Eskalation in Kiew Regierung und Opposition schieben sich Schuld für Todesschüsse zu
Kiew - Bei blutigen Ausschreitungen zwischen gewaltbereiten Demonstranten und der Polizei sind in Kiew mindestens drei Menschen ums Leben gekommen. Die ukrainische Generalstaatsanwaltschaft bestätigte, dass zwei Personen erschossen worden sind.
Die genauen Todesumstände sind bislang ungeklärt. Regierung und Opposition machen sich gegenseitig verantwortlich. Ministerpräsident Nikolai Asarow sagte ukrainischen Medien zufolge bei einer Kabinettssitzung: "Als ukrainischer Premierminister teile ich offiziell mit, dass die Verantwortung für die Opfer, die es leider bereits gibt, bei den Organisatoren und Teilnehmern der Massenunruhen liegt."
Niemand könne die Teilnehmer dieser Ausschreitungen als friedliche Demonstranten bezeichnen, sagte Asarow. "Sie sind Kriminelle, die für ihre Handlungen die Verantwortung übernehmen müssen."
Premier kündigt hartes Durchgreifen an
Die Opposition teilte hingegen mit: "Für die Erschießung ukrainischer Bürger werden sich Präsident Wiktor Janukowitsch und Innenminister Vitali Sachartschenko verantworten müssen."

Regierungschef Asarow widersprach und kündigte ein hartes Durchgreifen an. Die Anschuldigungen gegen die Vertreter der Sicherheitskräfte "entbehren jeder Grundlage, da sie keine Schusswaffen einsetzen", sagte er. "Die Regierung wird Anarchie und die Spaltung des Landes nicht zulassen", so der 66-Jährige.
Eine Sondereinheit der Polizei stürmte am Morgen die Barrikaden der Regierungsgegner vor dem Dynamo-Stadion. Dabei setzten die Milizionäre Tränengas und Blendgranaten ein. Dutzende Oppositionelle seien festgenommen worden, hieß es. Die Demonstranten leisteten Widerstand und bewarfen die Polizei mit Brandsätzen und Steinen. Nach kurzer Zeit zogen sich die Milizionäre zunächst zurück.

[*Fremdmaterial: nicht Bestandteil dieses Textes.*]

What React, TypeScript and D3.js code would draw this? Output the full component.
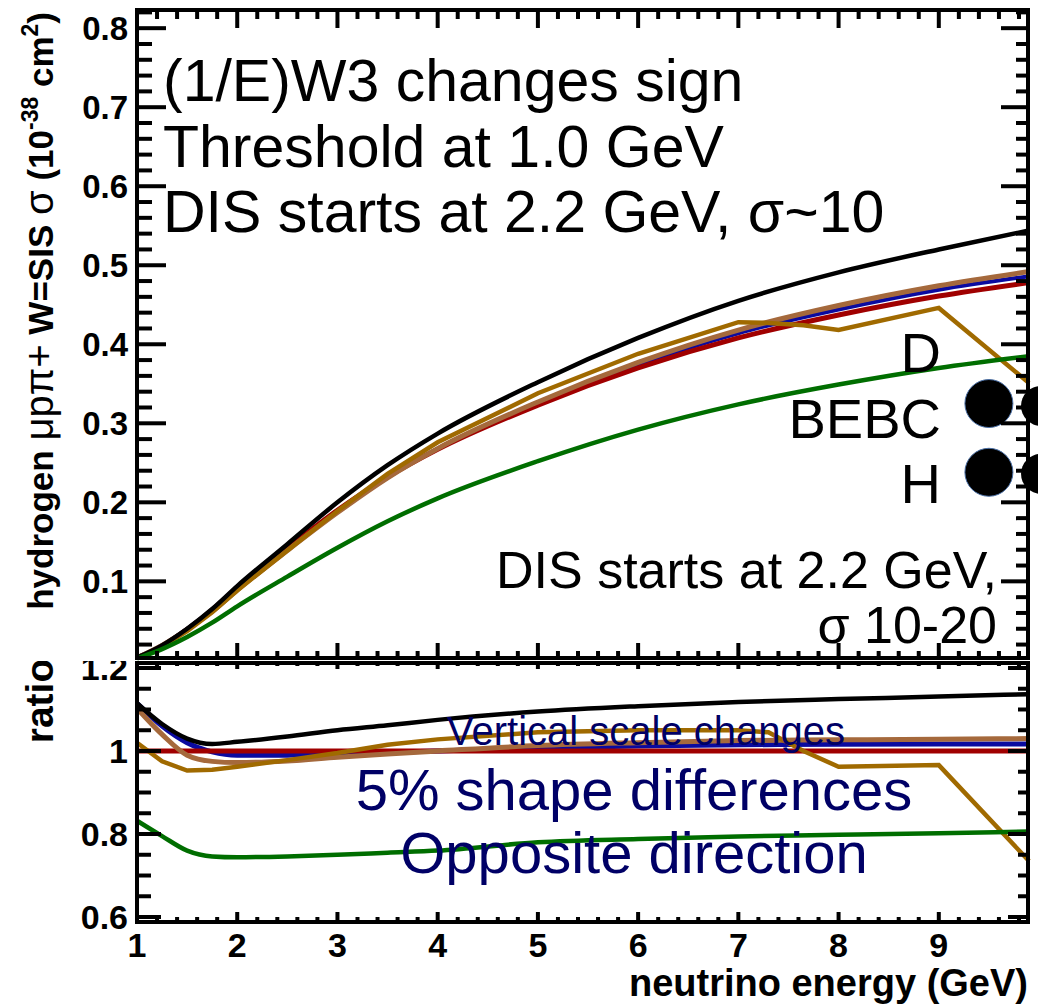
import React from 'react';
import * as d3 from 'd3';

// neutrino energy (GeV) sample points for the smooth curves
const energy = [1, 1.25, 1.5, 1.75, 2, 2.5, 3, 3.5, 4, 5, 6, 7, 8, 9, 9.9];
// the gold curve has kinks, so it gets its own points
const goldEnergy = [1, 1.25, 1.5, 1.75, 2, 2.5, 3, 3.5, 4, 5, 6, 7, 7.3, 7.65, 8, 9, 9.9];

// cross sections, 10^-38 cm^2
const xsecBlack = [0.0035, 0.019, 0.040, 0.065, 0.094, 0.147, 0.200, 0.247, 0.287, 0.352, 0.408, 0.455, 0.491, 0.520, 0.544];
const xsecBlue = [0.0034, 0.019, 0.040, 0.064, 0.091, 0.141, 0.189, 0.232, 0.268, 0.325, 0.374, 0.414, 0.444, 0.469, 0.486];
const xsecRed = [0.003, 0.018, 0.039, 0.064, 0.092, 0.142, 0.190, 0.232, 0.267, 0.323, 0.370, 0.408, 0.437, 0.461, 0.478];
const xsecBrown = [0.0033, 0.019, 0.039, 0.062, 0.089, 0.139, 0.187, 0.231, 0.268, 0.327, 0.377, 0.418, 0.449, 0.474, 0.492];
const xsecGreen = [0.0025, 0.0143, 0.0296, 0.0477, 0.0684, 0.106, 0.1425, 0.176, 0.205, 0.252, 0.292, 0.324, 0.349, 0.370, 0.385];
const xsecGold = [0.003, 0.0176, 0.037, 0.061, 0.0885, 0.139, 0.189, 0.236, 0.276, 0.338, 0.388, 0.428, 0.427, 0.424, 0.418, 0.446, 0.351];

// ratios to the red curve
const ratioBlack = [1.115, 1.065, 1.03, 1.017, 1.022, 1.035, 1.05, 1.062, 1.075, 1.095, 1.108, 1.118, 1.125, 1.131, 1.137];
const ratioBlue = [1.115, 1.06, 1.02, 0.998, 0.99, 0.99, 0.993, 0.997, 1.0, 1.007, 1.012, 1.015, 1.016, 1.017, 1.017];
const ratioRed = [1, 1, 1, 1, 1, 1, 1, 1, 1, 1, 1, 1, 1, 1, 1];
const ratioBrown = [1.103, 1.04, 0.99, 0.975, 0.972, 0.976, 0.985, 0.993, 1.0, 1.013, 1.02, 1.025, 1.027, 1.028, 1.03];
const ratioGreen = [0.832, 0.795, 0.76, 0.746, 0.744, 0.746, 0.75, 0.755, 0.76, 0.78, 0.788, 0.794, 0.798, 0.802, 0.806];
const ratioGold = [1.02, 0.975, 0.953, 0.955, 0.962, 0.978, 0.995, 1.015, 1.028, 1.045, 1.05, 1.05, 1.045, 1.0, 0.962, 0.966, 0.735];

// BEBC data points (D and H)
const bebcEnergy = [9.5, 9.5];
const bebcXsec = [0.325, 0.238];
const edgeEnergy = [10.02, 10.02];
const edgeXsec = [0.322, 0.236];

const xTickLabels = ['1', '2', '3', '4', '5', '6', '7', '8', '9'];
const yTopTickLabels = ['0.1', '0.2', '0.3', '0.4', '0.5', '0.6', '0.7', '0.8'];
const yRatioTickLabels = ['0.6', '0.8', '1', '1.2'];

const FONT = '"Liberation Sans", Arial, Helvetica, sans-serif';

const left = 137;
const right = 1028;
const topY0 = 10;
const topY1 = 658;
const botY0 = 663;
const botY1 = 922;

const x = d3.scaleLinear().domain([1, 9.89]).range([left, right]);
const yTop = d3.scaleLinear().domain([0.003, 0.823]).range([topY1, topY0]);
const yBot = d3.scaleLinear().domain([0.588, 1.212]).range([botY1, botY0]);

const topSeries = [
  { xs: energy, ys: xsecBlue, color: '#0a0aa0', w: 4, linear: false },
  { xs: energy, ys: xsecRed, color: '#a00000', w: 5, linear: false },
  { xs: energy, ys: xsecBrown, color: '#a5693c', w: 5, linear: false },
  { xs: goldEnergy, ys: xsecGold, color: '#a06a00', w: 4.5, linear: true },
  { xs: energy, ys: xsecBlack, color: '#000000', w: 4.5, linear: false },
  { xs: energy, ys: xsecGreen, color: '#006e00', w: 4.5, linear: false },
];

const ratioSeries = [
  { xs: energy, ys: ratioBlue, color: '#0a0aa0', w: 5, linear: false },
  { xs: energy, ys: ratioRed, color: '#a00000', w: 5, linear: false },
  { xs: energy, ys: ratioBrown, color: '#a5693c', w: 5, linear: false },
  { xs: goldEnergy, ys: ratioGold, color: '#a06a00', w: 4.5, linear: true },
  { xs: energy, ys: ratioBlack, color: '#000000', w: 4.5, linear: false },
  { xs: energy, ys: ratioGreen, color: '#006e00', w: 4.5, linear: false },
];

const makePath = (xs: number[], ys: number[], yScale: any, linear: boolean) => {
  const line = d3.line<number>()
    .x((_, i) => x(xs[i]))
    .y(d => yScale(d))
    .curve(linear ? d3.curveLinear : d3.curveMonotoneX);
  return line(ys) || '';
};

// tick marks for a framed panel, ticks on all four sides pointing inward
const Ticks = ({ yScale, y0, y1, yMajor, yMinor, lens }: any) => {
  const xMajor = d3.range(2, 10);
  const xMinor = d3.range(1.2, 9.89, 0.2).filter(v => Math.abs(v - Math.round(v)) > 0.01);
  const out: any[] = [];
  yMajor.forEach((v: number, i: number) => {
    out.push(<line key={'lM' + i} x1={left} x2={left + lens.lM} y1={yScale(v)} y2={yScale(v)} />);
    out.push(<line key={'rM' + i} x1={right} x2={right - lens.rM} y1={yScale(v)} y2={yScale(v)} />);
  });
  yMinor.forEach((v: number, i: number) => {
    out.push(<line key={'lm' + i} x1={left} x2={left + lens.lm} y1={yScale(v)} y2={yScale(v)} />);
    out.push(<line key={'rm' + i} x1={right} x2={right - lens.rm} y1={yScale(v)} y2={yScale(v)} />);
  });
  xMajor.forEach((v: number, i: number) => {
    out.push(<line key={'bM' + i} x1={x(v)} x2={x(v)} y1={y1} y2={y1 - lens.bM} />);
    out.push(<line key={'tM' + i} x1={x(v)} x2={x(v)} y1={y0} y2={y0 + lens.tM} />);
  });
  xMinor.forEach((v: number, i: number) => {
    out.push(<line key={'bm' + i} x1={x(v)} x2={x(v)} y1={y1} y2={y1 - lens.bm} />);
    out.push(<line key={'tm' + i} x1={x(v)} x2={x(v)} y1={y0} y2={y0 + lens.tm} />);
  });
  return <g stroke="#000" strokeWidth={4}>{out}</g>;
};

const App = () => {
  const topMajor = d3.range(1, 9).map(v => v / 10);
  const topMinor = d3.range(1, 42).map(v => v * 0.02).filter(v => Math.abs(v * 10 - Math.round(v * 10)) > 0.01);
  const botMajor = [0.6, 0.8, 1.0, 1.2];
  const botMinor = d3.range(0.6, 1.21, 0.05).filter(v => Math.abs(v * 5 - Math.round(v * 5)) > 0.01);

  return (
    <svg width={1038} height={1006} style={{ display: 'block', background: '#fff' }} fontFamily={FONT}>
      <style>{'body{margin:0}'}</style>
      <rect x={0} y={0} width={1038} height={1006} fill="#fff" />

      {/* ratio panel */}
      <g>
        {yRatioTickLabels.map((t, i) => (
          <text key={t} x={128} y={yBot(botMajor[i])} dy="0.36em" textAnchor="end" fontSize={34} fontWeight="bold">{t}</text>
        ))}
        {ratioSeries.map((s, i) => (
          <path key={i} d={makePath(s.xs, s.ys, yBot, s.linear)} fill="none" stroke={s.color} strokeWidth={s.w} />
        ))}
        <text x={845} y={745} textAnchor="end" fontSize={40} fill="#000066">Vertical scale changes</text>
        <text x={634} y={810} textAnchor="middle" fontSize={58} fill="#000066">5% shape differences</text>
        <text x={634} y={873} textAnchor="middle" fontSize={58} fill="#000066">Opposite direction</text>
        <Ticks yScale={yBot} y0={botY0} y1={botY1} yMajor={botMajor} yMinor={botMinor}
          lens={{ lM: 24, lm: 14, rM: 20, rm: 10, bM: 10, bm: 5, tM: 6, tm: 3 }} />
        <rect x={left} y={botY0} width={right - left} height={botY1 - botY0} fill="none" stroke="#000" strokeWidth={4} />
        {xTickLabels.map((t, i) => (
          <text key={t} x={x(i + 1)} y={957} textAnchor="middle" fontSize={34} fontWeight="bold">{t}</text>
        ))}
        <text x={1028} y={996} textAnchor="end" fontSize={38} fontWeight="bold">neutrino energy (GeV)</text>
        <text transform="translate(53,701) rotate(-90)" textAnchor="middle" fontSize={39} fontWeight="bold">ratio</text>
      </g>

      {/* cross-section panel, its white pad hides the top of the "1.2" label */}
      <g>
        <rect x={0} y={0} width={1038} height={661} fill="#fff" />
        {yTopTickLabels.map((t, i) => (
          <text key={t} x={128} y={yTop(topMajor[i])} dy="0.36em" textAnchor="end" fontSize={33} fontWeight="bold">{t}</text>
        ))}
        {topSeries.map((s, i) => (
          <path key={i} d={makePath(s.xs, s.ys, yTop, s.linear)} fill="none" stroke={s.color} strokeWidth={s.w} />
        ))}
        <g fontSize={59}>
          <text x={163} y={101}>(1/E)W3 changes sign</text>
          <text x={163} y={167}>Threshold at 1.0 GeV</text>
          <text x={163} y={232}>DIS starts at 2.2 GeV, σ~10</text>
        </g>
        <g fontSize={56} textAnchor="end">
          <text x={941} y={372}>D</text>
          <text x={941} y={438}>BEBC</text>
          <text x={941} y={503}>H</text>
        </g>
        <g fontSize={52} textAnchor="end">
          <text x={997} y={588}>DIS starts at 2.2 GeV,</text>
          <text x={997} y={643}>σ 10-20</text>
        </g>
        {bebcEnergy.map((e, i) => (
          <circle key={'b' + i} cx={x(e)} cy={yTop(bebcXsec[i])} r={24} fill="#000" stroke="#4a6fa5" strokeWidth={1} />
        ))}
        {edgeEnergy.map((e, i) => (
          <circle key={'e' + i} cx={x(e)} cy={yTop(edgeXsec[i])} r={20} fill="#000" />
        ))}
        <Ticks yScale={yTop} y0={topY0} y1={topY1} yMajor={topMajor} yMinor={topMinor}
          lens={{ lM: 29, lm: 15, rM: 27, rm: 12, bM: 15, bm: 7, tM: 18, tm: 9 }} />
        <rect x={left} y={topY0} width={right - left} height={topY1 - topY0} fill="none" stroke="#000" strokeWidth={4} />
        <text transform="translate(53,12) rotate(-90)" textAnchor="end" fontSize={35} fontWeight="bold">
          <tspan>hydrogen </tspan>
          <tspan fontWeight="normal" fontSize={40}>μpπ+</tspan>
          <tspan> W=SIS </tspan>
          <tspan fontWeight="normal" fontSize={40}>σ</tspan>
          <tspan> (10</tspan>
          <tspan fontSize={23} dy={-15}>-38</tspan>
          <tspan dy={15}> cm</tspan>
          <tspan fontSize={23} dy={-15}>2</tspan>
          <tspan dy={15}>)</tspan>
        </text>
      </g>
    </svg>
  );
};

export default App;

US-Botschaft storniert Visa ukrainischer Vertreter
Am Dienstag war ein Gesetzespaket in Kraft getreten, das die Rechte der Demonstranten einschränkt. Unter anderem sind nun Geld- oder Haftstrafen für das Tragen von Masken oder Helmen möglich, auch das ungenehmigte Aufbauen von Bühnen oder Zelten sowie die Blockade öffentlicher Gebäude können nun härter bestraft werden.

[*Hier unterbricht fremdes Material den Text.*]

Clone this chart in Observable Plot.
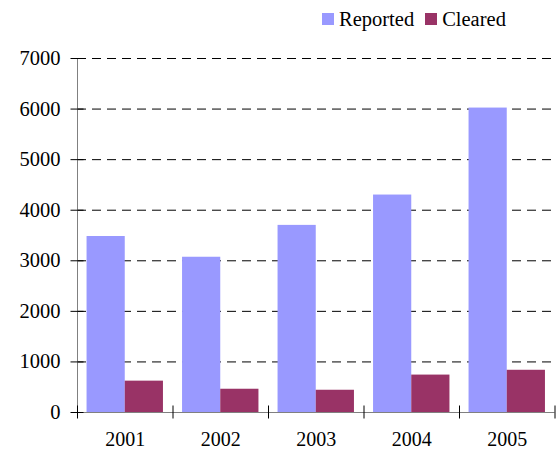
<!DOCTYPE html>
<html><head><meta charset="utf-8">
<script src="https://cdn.jsdelivr.net/npm/d3@7"></script>
<script src="https://cdn.jsdelivr.net/npm/@observablehq/plot@0.6"></script>
<style>
body{margin:0;background:#fff;}
#wrap{position:relative;width:559px;height:452px;font-family:"Liberation Serif","Times New Roman",serif;}
#legend{position:absolute;top:9px;left:322px;display:flex;align-items:center;font-size:20.5px;line-height:20px;color:#000;white-space:nowrap;}
#legend .item{display:flex;align-items:center;margin-right:11px;}
#legend .sw{width:12px;height:12px;margin-right:5px;}
</style></head><body><div id="wrap"><div id="legend"></div></div>
<script>
const years = [2001, 2002, 2003, 2004, 2005];
const reported = [3480, 3070, 3700, 4300, 6020];
const cleared = [620, 460, 440, 740, 835];
const yTicks = [0, 1000, 2000, 3000, 4000, 5000, 6000, 7000];
const seriesNames = ["Reported", "Cleared"];
const seriesColors = ["#9999ff", "#993366"];

const table = years.map((year, i) => ({year, reported: reported[i], cleared: cleared[i]}));
const boundaries = [...years.map(y => y - 0.5), years[years.length - 1] + 0.5];
const x0 = boundaries[0];

const hTick = {draw(ctx) { ctx.moveTo(-7, 0); ctx.lineTo(6, 0); }};
const vTick = {draw(ctx) { ctx.moveTo(0, -7); ctx.lineTo(0, 6); }};
const font = '"Liberation Serif","Times New Roman",serif';

const chart = Plot.plot({
  width: 559, height: 452,
  marginLeft: 77, marginRight: 4.5, marginTop: 58, marginBottom: 40,
  x: {domain: [boundaries[0], boundaries[boundaries.length - 1]], axis: null},
  y: {domain: [0, yTicks[yTicks.length - 1]], axis: null},
  style: {fontFamily: font, background: "white", overflow: "visible"},
  marks: [
    Plot.ruleY(yTicks.filter(t => t > 0), {y: d => d, stroke: "#000", strokeDasharray: "9,6"}),
    Plot.rectY(table, {x1: d => d.year - 0.4, x2: d => d.year, y1: 0, y2: "reported", fill: seriesColors[0]}),
    Plot.rectY(table, {x1: d => d.year, x2: d => d.year + 0.4, y1: 0, y2: "cleared", fill: seriesColors[1]}),
    Plot.ruleX([x0], {x: d => d, y1: 0, y2: yTicks[yTicks.length - 1], stroke: "#808080"}),
    Plot.ruleY([0], {y: d => d, stroke: "#808080"}),
    Plot.dot(yTicks, {x: () => x0, y: d => d, symbol: hTick, fill: "none", stroke: "#000", strokeWidth: 1}),
    Plot.dot(boundaries, {x: d => d, y: () => 0, symbol: vTick, fill: "none", stroke: "#000", strokeWidth: 1}),
    Plot.text(yTicks, {x: () => x0, y: d => d, text: d => String(d), textAnchor: "end", dx: -17, fontSize: 20.5, fill: "#000"}),
    Plot.text(years, {x: d => d, y: () => 0, text: d => String(d), dy: 27, fontSize: 20, fill: "#000"})
  ]
});
document.getElementById("wrap").appendChild(chart);

const legend = document.getElementById("legend");
seriesNames.forEach((name, i) => {
  const item = document.createElement("div");
  item.className = "item";
  const sw = document.createElement("div");
  sw.className = "sw";
  sw.style.background = seriesColors[i];
  const label = document.createElement("span");
  label.textContent = name;
  item.appendChild(sw);
  item.appendChild(label);
  legend.appendChild(item);
});
</script>
</body></html>
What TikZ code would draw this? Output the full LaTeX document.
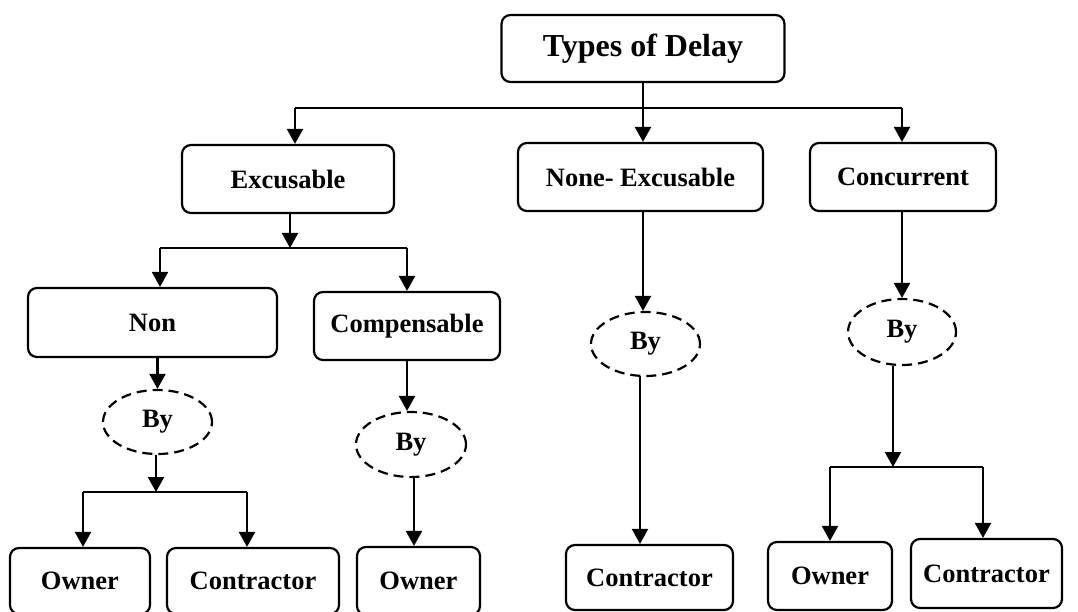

Die Regierungsgegner demonstrieren seit November. Sie fordern unter anderem eine Annäherung an die EU, vorgezogene Präsidenten- und Parlamentswahlen sowie die Rücknahme umstrittener Gesetze. In den vergangenen Tagen kam es wiederholt zu Straßenschlachten zwischen Sicherheitskräften und gewaltbereiten Demonstranten.
Wegen brutaler Polizeieinsätze annullierte die US-Botschaft die Visa mehrerer ukrainischer Behördenvertreter. Das teilte die Vertretung am Mittwoch mit. Es handele sich um eine Reaktion auf Übergriffe gegen friedliche Demonstranten auf dem Unabhängigkeitsplatz (Maidan) im November und Dezember 2013.

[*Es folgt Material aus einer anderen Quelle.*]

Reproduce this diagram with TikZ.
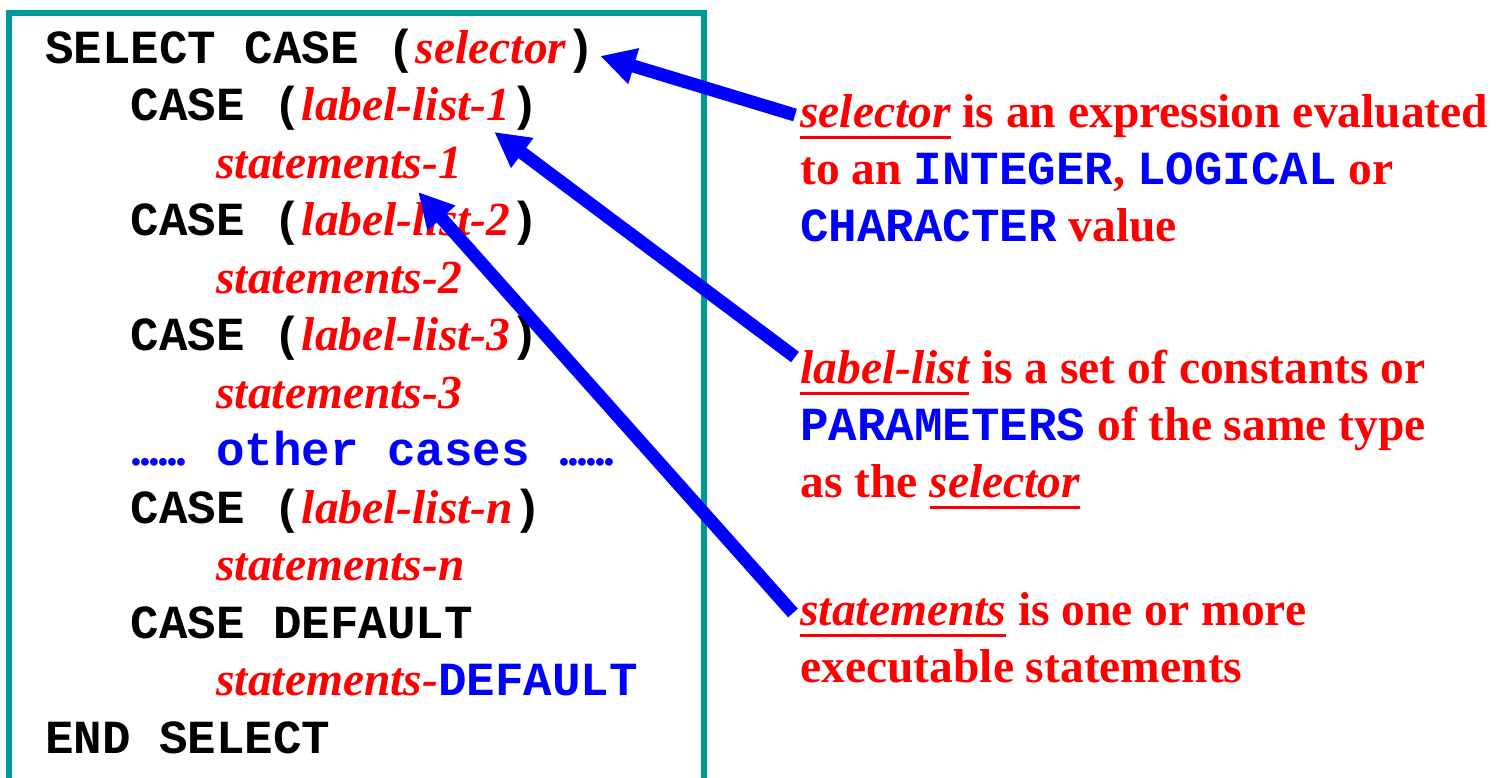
\documentclass[tikz,border=0pt]{standalone}
\usepackage{fontspec}
\setmainfont{Liberation Serif}
\newfontfamily\codefont{Liberation Mono}
\usetikzlibrary{arrows.meta}
\definecolor{boxteal}{RGB}{0,153,153}
\definecolor{txtred}{RGB}{255,0,0}
\definecolor{kwblue}{RGB}{0,0,255}
\newcommand\fsz{\fontsize{23.75pt}{28pt}\selectfont}
\newcommand\ivar[1]{{\color{txtred}\rmfamily\bfseries\itshape #1}}
\newcommand\kw[1]{{\color{kwblue}\codefont\bfseries #1}}
\newcommand\myul[1]{\setbox0\hbox{#1}\rlap{\rule[-5.75pt]{\wd0}{1.5pt}}\box0{}}
\newcommand\sixdots{{\rmfamily\bfseries .\kern-1.45pt.\kern-1.45pt.\kern-1.45pt.\kern-1.45pt.\kern-1.45pt.}}
\tikzset{
  codeline/.style={anchor=base west, inner sep=0pt, font=\fsz\codefont\bfseries, text=black},
  noteline/.style={anchor=base west, inner sep=0pt, font=\fsz\rmfamily\bfseries, text=txtred},
  codebox/.style={draw=boxteal, line width=3pt},
  pointer/.style={draw=kwblue, line width=6.5pt, -{Triangle[length=17.5pt,width=17.5pt]}}
}
\begin{document}
\begin{tikzpicture}[x=0.5pt,y=-0.5pt]
\useasboundingbox (0,0) rectangle (1499,777);
\begin{scope}
\clip (0,0) rectangle (1499,777);
\draw[codebox] (9,13) rectangle (704,800);
\end{scope}
% code lines
\node[codeline] (L1) at (45,63) {SELECT CASE (\ivar{selector})};
\node[codeline] (L2) at (130.5,120.5) {CASE (\ivar{label-list-1})};
\node[codeline] (L3) at (216,178) {\ivar{statements-1}};
\node[codeline] (L4) at (130.5,235.5) {CASE (\ivar{label-list-2})};
\node[codeline] (L5) at (216,293) {\ivar{statements-2}};
\node[codeline] (L6) at (130.5,350.5) {CASE (\ivar{label-list-3})};
\node[codeline] (L7) at (216,408) {\ivar{statements-3}};
\node[codeline, text=kwblue] (L8a) at (130.5,465.5) {\sixdots};
\node[codeline, text=kwblue] (L8b) at (216,465.5) {other cases};
\node[codeline, text=kwblue] (L8c) at (558,465.5) {\sixdots};
\node[codeline] (L9) at (130.5,523) {CASE (\ivar{label-list-n})};
\node[codeline] (L10) at (216,580.5) {\ivar{statements-n}};
\node[codeline] (L11) at (130.5,638) {CASE DEFAULT};
\node[codeline] (L12) at (216,695.5) {\ivar{statements-}\kw{DEFAULT}};
\node[codeline] (L13) at (45,753) {END SELECT};
% notes
\node[noteline] (R1) at (800,127) {\myul{\itshape selector} is an expression evaluated};
\node[noteline] (R2) at (800,184) {to an \kw{INTEGER}, \kw{LOGICAL} or};
\node[noteline] (R3) at (800,241) {\kw{CHARACTER} value};
\node[noteline] (R4) at (800,383) {\myul{\itshape label-list} is a set of constants or};
\node[noteline] (R5) at (800,440) {\kw{PARAMETERS} of the same type};
\node[noteline] (R6) at (800,497) {as the \myul{\itshape selector}};
\node[noteline] (R7) at (800,625) {\myul{\itshape statements} is one or more};
\node[noteline] (R8) at (800,682) {executable statements};
% arrow ends
\coordinate (tail1) at ([shift={(-5,-12)}]R1.base west);
\coordinate (tail2) at ([shift={(-5,-26)}]R4.base west);
\coordinate (tail3) at ([shift={(-7,-12)}]R7.base west);
\coordinate (tip1) at ([shift={(5,-7)}]L1.base east);
\coordinate (tip2) at ([shift={(-45,11.5)}]L2.base east);
\coordinate (tip3) at ([shift={(-44,14)}]L3.base east);
\draw[pointer] (tail1) -- (tip1);
\draw[pointer] (tail2) -- (tip2);
\draw[pointer] (tail3) -- (tip3);
\end{tikzpicture}
\end{document}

Gegen wen sich die Sanktionen konkret richten, teilte die Botschaft nicht mit. Die US-Gesetzgebung lasse eine solche detaillierte Veröffentlichung nicht zu, hieß es.
Barroso warnt ukrainische Regierung
EU-Kommissionschef José Manuel Barroso drohte der ukrainischen Regierung angesichts der Gewalt mit Konsequenzen. "Wir sind geschockt von den Nachrichten aus der Ukraine", sagte er. "Wir werden die Entwicklungen weiter aufmerksam verfolgen und außerdem mögliche Maßnahmen der Europäischen Union und Konsequenzen für unsere Beziehungen zu dem Land prüfen."
Welche konkreten Maßnahmen die EU ergreifen könnte, sagte Barroso jedoch nicht. Das litauische Außenministerium gab in Vilnius eine Erklärung heraus, nach der die EU Strafmaßnahmen gegen Kiew prüft. "Die Möglichkeit von gezielten Sanktionen ist nicht ausgeschlossen, wenn die Gewalt nicht endet", heißt es in der Erklärung. Der Sprecher von EU-Erweiterungskommissar Stefan Füle kündigte in Brüssel an, dass Füle am Freitag und Samstag zu Gesprächen mit Regierung, Opposition und der Zivilgesellschaft in Kiew sein werde.